Avec cette somme, " techniquement, c’est possible de gérer les déchets de manière sûre pour le temps nécessaire ", nous affirme le Dr Michael Aebersold de l’OFEN. De quelle façon ? A Berne, la doctrine actuelle est l’enfouissement en profondeur, pour rajouter un confinement supplémentaire au conditionnement en fûts. L'enfouissement doit agir comme barrière ultime contre la radioactivité. La date prévue de mise en service du dépôt fédéral est prévue pour 2020. Le temps d’emballer les déchets au mieux des connaissances actuelles et surtout de trouver enfin un site approprié. Il faut savoir que pour l’instant, les déchets hautement radioactifs sont entreposés provisoirement, au dépôt intermédiaire de Würenligen (AG). Selon le Dr Aebersold, l'enfouissement officiel des déchets nucléaires pourrait toutefois attendre " jusqu’en 2040, parce que la politique prend du temps ". De plus, nos connaissances actuelles sur la radioactivité restent très limitées: les recherches sur le comportement des déchets nucléaires ne datant que de quelques dizaines d’années. Aussi, la quantité des déchets à gérer reste inconnue. Elle dépend de la durée d’exploitation des centrales. La politique d'enfouissement de Berne ne fait pas non plus l'unanimité.

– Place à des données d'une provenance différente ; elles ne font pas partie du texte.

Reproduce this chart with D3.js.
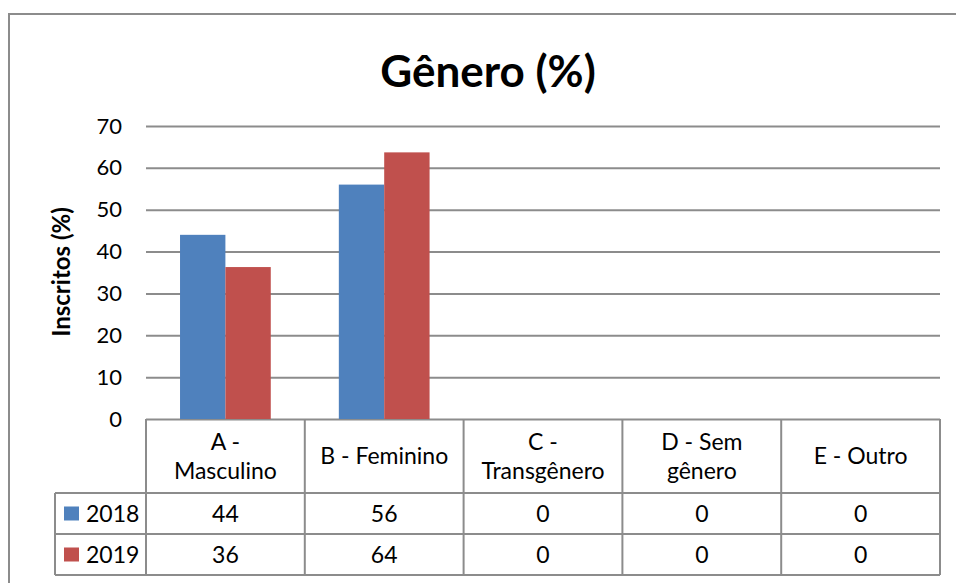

Selon le Professeur Wildi, Président de la Commission fédérale de la sécurité des installations nucléaires, le concept à la mode serait plutôt celui " d’un dépôt géologique équipé pour l'observation à long terme ", qui resterait soit accessible pendant plus d'une centaine d'années, " soit fermé par une décision prise par une génération future ". La doctrine précédente d’un dépôt définitif et scellé serait donc remplacée par le principe du dépôt réversible, suite à un long débat entre experts.

Experts divisés
Selon d'autres spécialistes critiques, dont M. Chaim Nissim, qui a passé les 25 dernières années à lutter contre le nucléaire en Suisse, " modéliser et simuler numériquement le comportement géologique des sous-sols (séismes, infiltration d’eau) sur des milliers d’années est un exercice purement théorique ". Le problème fondamental selon lui est de savoir " comment transmettre aux futurs habitants du pays les connaissances sur l’emplacement du dépôt souterrain, la nature des déchets et leur effet sur la nature et la santé ". Dans des milliers d’années, " rien ne garantit qu’il existera encore un Office fédéral de l’énergie ou même un état capable d’assurer la surveillance du dépôt ". Le pari est ouvert : d’ici à quelques siècles ou millénaires, nos descendants parviendront-ils encore à accéder au dépôt, mesurer la radioactivité, remonter les fûts en surface, les reconditionner et les enfouir à nouveau ? Selon Christian van Singer, physicien et Coprésident du comité antinucléaire romand, " c'est la loi (LENu, Ndr) qui est mauvaise, elle prévoit qu’une fois les déchets mis dans un trou et que le trou est bouché, tous les frais suivants sont à la charge de l'Etat et des générations futures ". A tous points de vue, le fonds de 13 milliards serait, selon van Singer, " insuffisamment doté ".